(dissenting).
I respectfully but not reluctantly dissent from the opinion of a majority of the members of the court.
The appellee owns a Volkswagen automobile weighing 1620 pounds and the pivotal question in this case is how much of a tax, if any, she is required to pay to obtain a license tag. By way of bill for declaratory decree she assumed a primary position that she owed no tax at all and the secondary position that she owed but three dollars assessed in “ ‘X’ series: [Applying to] All exempt or official tags” under Section 320.08(11), Florida Statutes 1965.
The chancellor prefaced his finding of law and fact by quoting Section 1, Article IX of the Constitution, F.S.A., mandating the legislature to provide for a uniform and equal rate of taxation and to prescribe such regulations as shall accomplish this. He observed that the provisions related only to ad valorem taxes but were controlling in the assessment of motor cars until the adoption, in 1930, of Section 13, Article IX of the Constitution which provided that motor vehicles should be subject to only one form of taxation, namely the license tax for their operation. He reasoned that without this Constitutional provision for payment of taxes on automobiles Section 1 of Article IX “would” render invalid any attempt of the legislature to exempt a class of automobile except such of them as were devoted to “municipal, education, literary, scientific, religious or charitable purposes,” as detailed in that section.
Next it is commented in the opinion that the appellee assumed the dual and inconsistent positions that Section 13 of Article IX relieved her of payment of ad valorem taxes on her Volkswagen while omission of any provision for payment of license tax in Section 320.08(2) (Chapter 63-528, Laws of Florida, Acts of 1963) relieved her also of the license tax. All this may be true but I meet insurmountable difficulty in following the reasoning of the chancellor from this point forward.
It is next observed that by Section 320.08 (2), Florida Statutes 1961, F.S.A., there appeared “Automobiles for Private Use.— * * * ‘D’ Series: Net weight of less than 2,500 pounds: Ten dollars ($10.00) flat.” ■
Then came the session of the legislature in 1963 at which Section 320.08 was completely redrafted by Section 1 of Chapter 63-528, Laws of Florida, Acts of 1963. Parenthetically, in his opinion the chancellor writes that Section 320.08 was "amended by being completely redrafted.” In that act there appeared no classification of cars weighing less than 2000 pounds. I repeat, appellee’s car weighed 1620 pounds.
The chancellor, anchoring his view to the principle that courts should sustain legislation if that is possible by any strict or liberal construction, concluded that this should be done in the instant case and, when done, would result in the imposition of a tax upon motor vehicles weighing less than two thousand pounds under Section 320.08, Florida Statutes 1961, F.S.A. which, apparently would be revived to that extent for the purpose of curing the deficiency in the amendatory act. This results in a strange, and I fear, an impractical situation because the “D Series” has a double definition for under Section 320.08 (the 1961 Act) it covers cars weighing less than 2500 pounds and fixes the tax at $10.00 “flat” while under Section 320.08 (the 1963 Act) automobiles weighing less than 2500 *79pounds but more than 2000 pounds would be taxed at $12.50 flat.

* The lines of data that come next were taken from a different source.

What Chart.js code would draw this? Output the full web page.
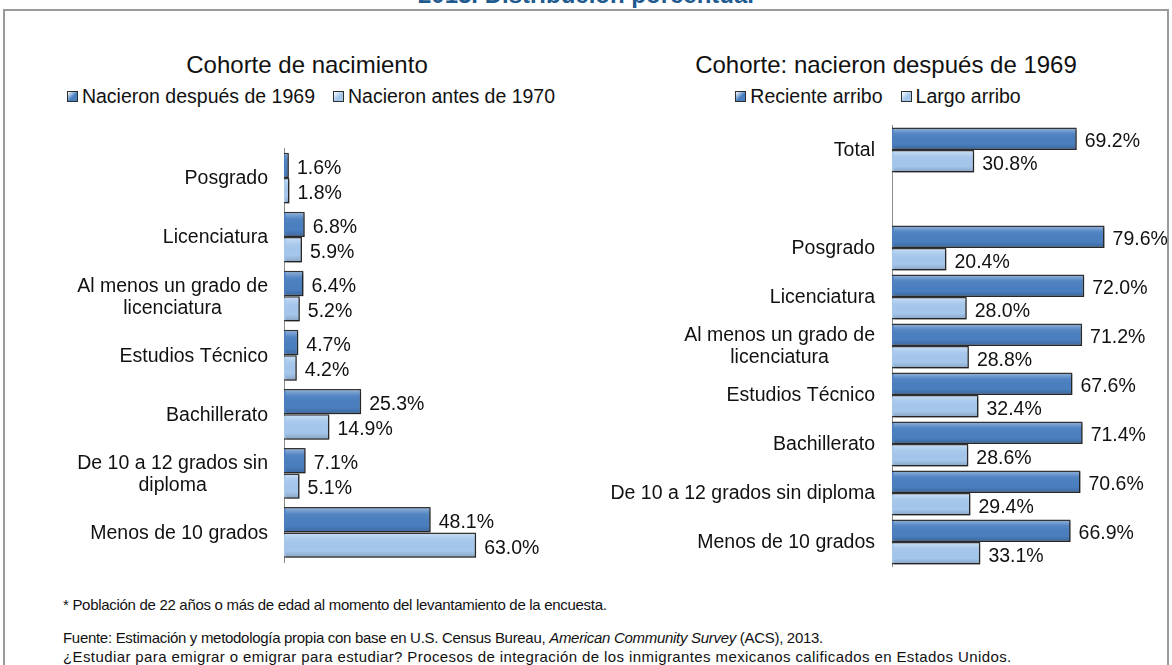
<!DOCTYPE html>
<html>
<head>
<meta charset="utf-8">
<script src="https://cdn.jsdelivr.net/npm/chart.js@4.4.0/dist/chart.umd.min.js"></script>
<style>
  body { margin: 0; background: #fff; font-family: Arial, "Liberation Sans", sans-serif; color: #111; }
  #page { position: relative; width: 1172px; height: 665px; overflow: hidden; background: #fff; }
  #frame { position: absolute; left: 3px; top: 9px; width: 1162px; height: 700px; border: 2px solid #9a9a9a; border-bottom: none; }
  #mainTitle { position: absolute; left: 0; top: -17px; width: 1172px; text-align: center; font-weight: bold; font-size: 24px; line-height: 24px; color: #215a8f; }
  .ctitle { position: absolute; top: 53px; width: 600px; text-align: center; font-size: 24px; line-height: 24px; }
  .legend { position: absolute; top: 87px; width: 600px; text-align: center; font-size: 19.5px; line-height: 19px; white-space: nowrap; }
  .legend .item { display: inline-block; margin: 0 9px; }
  .legend .box { display: inline-block; width: 9px; height: 9px; border: 1px solid #2f2f2f; margin-right: 4px; vertical-align: 1px; }
  canvas { position: absolute; }
  .note { position: absolute; left: 63px; font-size: 15px; line-height: 15px; letter-spacing: -0.3px; white-space: nowrap; }
</style>
</head>
<body>
<div id="page">
  <div id="mainTitle">2013. Distribución porcentual</div>
  <div id="frame"></div>

  <div class="ctitle" style="left:7px">Cohorte de nacimiento</div>
  <div class="legend" id="legendLeft" style="left:11px"></div>
  <div class="ctitle" style="left:586px">Cohorte: nacieron después de 1969</div>
  <div class="legend" id="legendRight" style="left:578px"></div>

  <div style="position:absolute;left:0;top:120px;width:590px;height:460px"><canvas id="leftChart"></canvas></div>
  <div style="position:absolute;left:590px;top:110px;width:582px;height:470px"><canvas id="rightChart"></canvas></div>

  <div class="note" style="top:597px">* Población de 22 años o más de edad al momento del levantamiento de la encuesta.</div>
  <div class="note" style="top:630px">Fuente: Estimación y metodología propia con base en U.S. Census Bureau, <i>American Community Survey</i> (ACS), 2013.</div>
  <div class="note" style="top:649px; letter-spacing: 0.4px">¿Estudiar para emigrar o emigrar para estudiar? Procesos de integración de los inmigrantes mexicanos calificados en Estados Unidos.</div>
</div>

<script>
// Datos
const leftCategories = ['Posgrado', 'Licenciatura', ['Al menos un grado de', 'licenciatura'], 'Estudios Técnico',
  'Bachillerato', ['De 10 a 12 grados sin', 'diploma'], 'Menos de 10 grados'];
const bornAfter1969 = [1.6, 6.8, 6.4, 4.7, 25.3, 7.1, 48.1];
const bornBefore1970 = [1.8, 5.9, 5.2, 4.2, 14.9, 5.1, 63.0];

const rightCategories = ['Total', '', 'Posgrado', 'Licenciatura', ['Al menos un grado de', 'licenciatura'],
  'Estudios Técnico', 'Bachillerato', 'De 10 a 12 grados sin diploma', 'Menos de 10 grados'];
const recentArrival = [69.2, null, 79.6, 72.0, 71.2, 67.6, 71.4, 70.6, 66.9];
const longArrival = [30.8, null, 20.4, 28.0, 28.8, 32.4, 28.6, 29.4, 33.1];

const DARK = '#4a7fc0';
const LIGHT = '#a5c7ec';
const FONT = '19.5px Arial, "Liberation Sans", sans-serif';

// sombra tipo Excel debajo de las barras
const shadowPlugin = {
  id: 'barShadow',
  beforeDatasetsDraw(chart) {
    const ctx = chart.ctx;
    ctx.save();
    ctx.shadowColor = 'rgba(0,0,0,0.35)';
    ctx.shadowOffsetX = 1.5;
    ctx.shadowOffsetY = 1.5;
    ctx.shadowBlur = 2;
  },
  afterDatasetsDraw(chart) {
    chart.ctx.restore();
  }
};

// brillo, etiquetas de categoría y de valor
const textPlugin = {
  id: 'barText',
  afterDatasetsDraw(chart, args, opts) {
    const ctx = chart.ctx;
    const yScale = chart.scales.y;
    ctx.save();

    // bisel suave sobre cada barra
    chart.data.datasets.forEach((ds, di) => {
      chart.getDatasetMeta(di).data.forEach((bar, i) => {
        if (ds.data[i] == null) return;
        const top = bar.y - bar.height / 2 + 1.5, h = bar.height - 3;
        const g = ctx.createLinearGradient(0, top, 0, top + h);
        g.addColorStop(0, 'rgba(255,255,255,0.35)');
        g.addColorStop(0.25, 'rgba(255,255,255,0.05)');
        g.addColorStop(0.75, 'rgba(0,0,0,0)');
        g.addColorStop(1, 'rgba(0,0,0,0.15)');
        ctx.fillStyle = g;
        ctx.fillRect(bar.base + 1.5, top, bar.x - bar.base - 3, h);
      });
    });

    ctx.font = FONT;
    ctx.fillStyle = '#111';
    ctx.textBaseline = 'middle';

    // categorías: bloque alineado a la derecha, líneas centradas
    chart.data.labels.forEach((lab, i) => {
      const lines = Array.isArray(lab) ? lab : [lab];
      const maxW = Math.max(...lines.map(l => ctx.measureText(l).width));
      const right = chart.chartArea.left - opts.tickGap;
      const y0 = yScale.getPixelForValue(i) - (lines.length - 1) * opts.lineHeight / 2;
      ctx.textAlign = 'center';
      lines.forEach((l, k) => ctx.fillText(l, right - maxW / 2, y0 + k * opts.lineHeight + 1));
    });

    // valores al final de cada barra
    ctx.textAlign = 'left';
    chart.data.datasets.forEach((ds, di) => {
      chart.getDatasetMeta(di).data.forEach((bar, i) => {
        const v = ds.data[i];
        if (v == null) return;
        ctx.fillText(v.toFixed(1) + '%', bar.x + opts.gap, bar.y + 3);
      });
    });
    ctx.restore();
  }
};

function makeChart(id, labels, series, names, opts) {
  return new Chart(document.getElementById(id), {
    type: 'bar',
    data: {
      labels: labels,
      datasets: series.map((d, i) => ({
        label: names[i],
        data: d,
        backgroundColor: i === 0 ? DARK : LIGHT,
        borderColor: '#333',
        borderWidth: 1.5,
        barPercentage: 1,
        categoryPercentage: opts.catPct
      }))
    },
    options: {
      indexAxis: 'y',
      responsive: true,
      maintainAspectRatio: false,
      animation: false,
      layout: { padding: opts.padding },
      plugins: {
        legend: { display: false },
        tooltip: { enabled: false },
        barText: { tickGap: opts.tickGap, lineHeight: 22, gap: 8 }
      },
      scales: {
        x: { display: false, min: 0, max: opts.max },
        y: {
          afterFit(s) { s.width = opts.axisWidth; },
          ticks: { display: false },
          grid: { display: false },
          border: { display: true, color: '#8c8c8c', width: 1 }
        }
      }
    },
    plugins: [shadowPlugin, textPlugin]
  });
}

function buildLegend(el, chart) {
  chart.data.datasets.forEach(ds => {
    const item = document.createElement('span');
    item.className = 'item';
    const box = document.createElement('span');
    box.className = 'box';
    box.style.background = 'linear-gradient(135deg, #fff 0%, ' + ds.backgroundColor + ' 55%, ' + ds.backgroundColor + ' 100%)';
    item.appendChild(box);
    item.appendChild(document.createTextNode(ds.label));
    el.appendChild(item);
  });
}

const leftChart = makeChart('leftChart', leftCategories, [bornAfter1969, bornBefore1970],
  ['Nacieron después de 1969', 'Nacieron antes de 1970'],
  { catPct: 0.86, max: 70, axisWidth: 284, tickGap: 16,
    padding: { top: 28.5, bottom: 18, left: 0, right: 92.5 } });

const rightChart = makeChart('rightChart', rightCategories, [recentArrival, longArrival],
  ['Reciente arribo', 'Largo arribo'],
  { catPct: 0.92, max: 90, axisWidth: 302, tickGap: 17,
    padding: { top: 15.5, bottom: 13.5, left: 0, right: 39.7 } });

buildLegend(document.getElementById('legendLeft'), leftChart);
buildLegend(document.getElementById('legendRight'), rightChart);
</script>
</body>
</html>
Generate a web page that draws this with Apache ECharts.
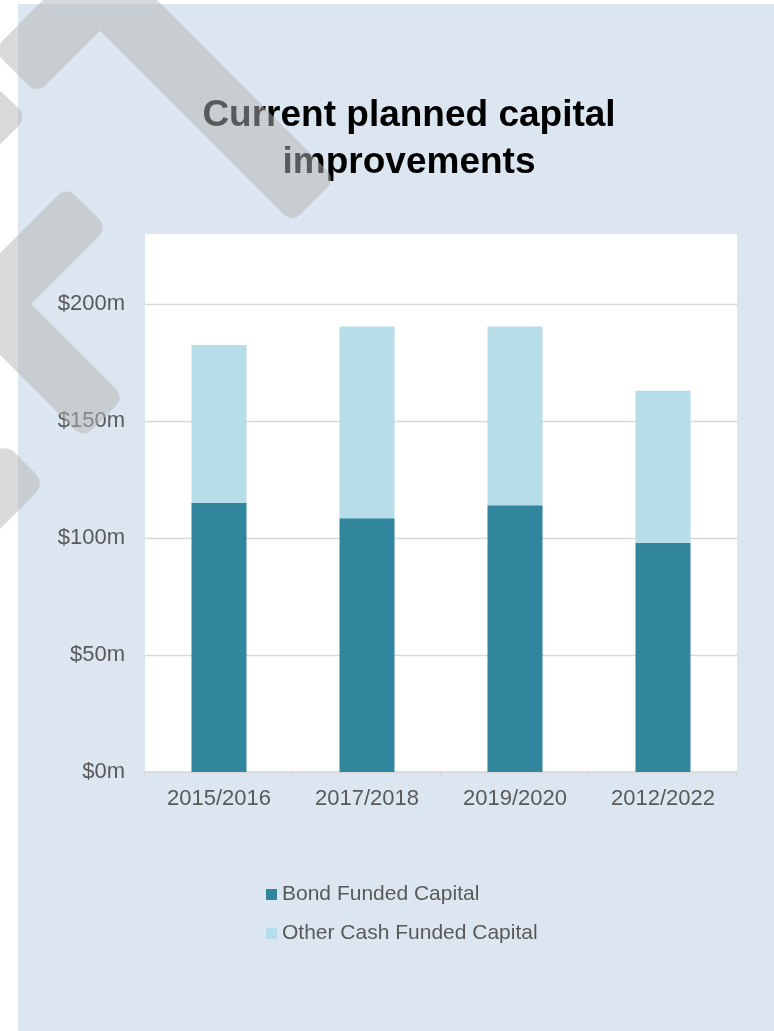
<!DOCTYPE html>
<html>
<head>
<meta charset="utf-8">
<script src="https://cdn.jsdelivr.net/npm/echarts@6/dist/echarts.min.js"></script>
<style>
  html, body { margin: 0; padding: 0; background: #ffffff; }
  #chart { width: 774px; height: 1031px; }
</style>
</head>
<body>
<div id="chart"></div>
<script>
const titleText = 'Current planned capital\nimprovements';
const categories = ['2015/2016', '2017/2018', '2019/2020', '2012/2022'];
const bondFunded = [115, 108.5, 114, 98];
const otherCashFunded = [67.5, 82, 76.5, 65];
const seriesNames = ['Bond Funded Capital', 'Other Cash Funded Capital'];
const yTicks = { min: 0, max: 230, interval: 50 };

const FONT = '"Liberation Sans", Arial, sans-serif';
const wm = 'rgba(180,180,180,0.5)';

// --- decorative watermark helpers (rounded polygon outlines, sampled) ---
function unit(v) { const l = Math.hypot(v[0], v[1]); return [v[0] / l, v[1] / l]; }
function roundedPoly(pts, radii) {
  const n = pts.length, out = [];
  for (let i = 0; i < n; i++) {
    const v = pts[i], p = pts[(i - 1 + n) % n], q = pts[(i + 1) % n], r = radii[i];
    if (!r) { out.push(v); continue; }
    const a = unit([p[0] - v[0], p[1] - v[1]]), b = unit([q[0] - v[0], q[1] - v[1]]);
    const s = [v[0] + a[0] * r, v[1] + a[1] * r];
    const e = [v[0] + b[0] * r, v[1] + b[1] * r];
    for (let k = 0; k <= 8; k++) {
      const t = k / 8, u = 1 - t;
      out.push([u * u * s[0] + 2 * u * t * v[0] + t * t * e[0],
                u * u * s[1] + 2 * u * t * v[1] + t * t * e[1]]);
    }
  }
  return out;
}
function chevronPts(A, P, B, w, r) {
  const h = w / 2;
  const d1 = unit([P[0] - A[0], P[1] - A[1]]), d2 = unit([B[0] - P[0], B[1] - P[1]]);
  const n1 = [-d1[1], d1[0]], n2 = [-d2[1], d2[0]];
  const m = unit([n1[0] + n2[0], n1[1] + n2[1]]);
  const ml = h / (m[0] * n1[0] + m[1] * n1[1]);
  const pts = [
    [A[0] + n1[0] * h, A[1] + n1[1] * h],
    [P[0] + m[0] * ml, P[1] + m[1] * ml],
    [B[0] + n2[0] * h, B[1] + n2[1] * h],
    [B[0] - n2[0] * h, B[1] - n2[1] * h],
    [P[0] - m[0] * ml, P[1] - m[1] * ml],
    [A[0] - n1[0] * h, A[1] - n1[1] * h]
  ];
  return roundedPoly(pts, [r, 0, r, r, 0, r]);
}
function armPts(A, B, w, r) {
  const h = w / 2, d = unit([B[0] - A[0], B[1] - A[1]]), n = [-d[1], d[0]];
  const pts = [
    [A[0] + n[0] * h, A[1] + n[1] * h], [B[0] + n[0] * h, B[1] + n[1] * h],
    [B[0] - n[0] * h, B[1] - n[1] * h], [A[0] - n[0] * h, A[1] - n[1] * h]
  ];
  return roundedPoly(pts, [r, 0, 0, r]);
}
function wmShape(points) {
  return { type: 'polygon', z: 100, silent: true, shape: { points: points }, style: { fill: wm, stroke: null } };
}

const chart = echarts.init(document.getElementById('chart'), null, { renderer: 'canvas' });
chart.setOption({
  backgroundColor: '#dce6f1',
  animation: false,
  title: {
    text: titleText,
    left: 404,
    top: 87,
    textAlign: 'center',
    textStyle: { fontFamily: FONT, fontSize: 37, fontWeight: 'bold', color: '#000000', lineHeight: 47 }
  },
  legend: {
    orient: 'vertical',
    left: 261,
    top: 879,
    itemWidth: 11,
    itemHeight: 11,
    itemGap: 18,
    icon: 'rect',
    data: seriesNames,
    textStyle: { fontFamily: FONT, fontSize: 21, color: '#595959', lineHeight: 21 }
  },
  grid: {
    left: 145, right: 37, top: 234, bottom: 259,
    show: true, backgroundColor: '#ffffff', borderWidth: 0
  },
  xAxis: {
    type: 'category',
    data: categories,
    axisLine: { lineStyle: { color: '#d9d9d9', width: 1.5 } },
    axisTick: { show: true, length: 6, lineStyle: { color: '#d9d9d9', width: 1.5 } },
    axisLabel: { fontFamily: FONT, fontSize: 22, color: '#595959', margin: 16 }
  },
  yAxis: {
    type: 'value',
    min: yTicks.min, max: yTicks.max, interval: yTicks.interval,
    axisLine: { show: false },
    axisTick: { show: false },
    axisLabel: {
      fontFamily: FONT, fontSize: 22, color: '#595959', margin: 20,
      showMaxLabel: false,
      formatter: v => (v % 50 === 0 ? '$' + v + 'm' : '')
    },
    splitLine: { show: true, showMaxLine: false, lineStyle: { color: '#d9d9d9', width: 1.3 } }
  },
  series: [
    {
      name: seriesNames[0], type: 'bar', stack: 'total', data: bondFunded,
      barWidth: 55, itemStyle: { color: '#31859c' }
    },
    {
      name: seriesNames[1], type: 'bar', stack: 'total', data: otherCashFunded,
      barWidth: 55, itemStyle: { color: '#b7dee8' }
    }
  ],
  graphic: [
    { type: 'rect', z: 50, silent: true, shape: { x: 0, y: 0, width: 18, height: 1031 }, style: { fill: '#ffffff' } },
    { type: 'rect', z: 50, silent: true, shape: { x: 0, y: 0, width: 774, height: 4 }, style: { fill: '#ffffff' } },
    wmShape(chevronPts([15, 72], [100, -13], [314, 201], 62, 14)),
    wmShape(chevronPts([87, 207], [-10, 304], [104, 418], 58, 14)),
    wmShape(armPts([11, 101], [-80, 192], 46, 14)),
    wmShape(armPts([25, 463], [-100, 588], 58, 16))
  ]
});
</script>
</body>
</html>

If I understand the ruling, part of the 1963 statute has been held unconstitutional because of what was left out of it and resort is had to the 1961 statute with the result that the appellee is thereby assessed a tax for the year 1966.
The problem that there has been an oversight or inadvertence in the enactment of the comprehensive amendatory act of 1963 is puzzling but it is not entirely new. We faced such a situation 40 years ago in the case of Osbornne v. Simpson, 94 Fla. 793, 114 So. 543, where certain bonds were required to mature in 30 days, instead of 30 years, obviously an inadvertence. The court there held: “such words used may, when adhered to, result in making the act a nullity is not a concern of the court to that extent that the court will be called upon to so amend the legislative act by judicial construction so as to give power and authority which was specifically withheld by the clear and simple language of the statute.” And as late as the present month, in our opinion in State of Florida v. Hospital District of Hardee County, Fla., 201 So.2d 69, we were confronted with a law which created the hospital district, defined its duties, vested in it the power of eminent domain and the authority to borrow money then provided that the Board of County Commissioners, instead of the hospital board, was empowered to issue certificates of indebtedness to further the over-all program of caring for the sick.
Plainly error was committed and this the county commissioners undertook to remedy by resolving that the reference to that board was error and that the certificates should be issued by the hospital board. We declined to rewrite the law so to provide.
I think the instant case falls in the same category and that the correction of the inadvertent omission of provisions for taxes on automobiles weighing less than 2000 pounds is definitely within the province of the legislature to repair. In this connection we should take judicial notice of the fact that the legislature is now in session.
That part of the decree dealing with the power of the Director of the Department of Motor Vehicles under Section 320.17, Florida Statutes, F.S.A., should not be disturbed.
In my opinion, the decree otherwise should be reversed.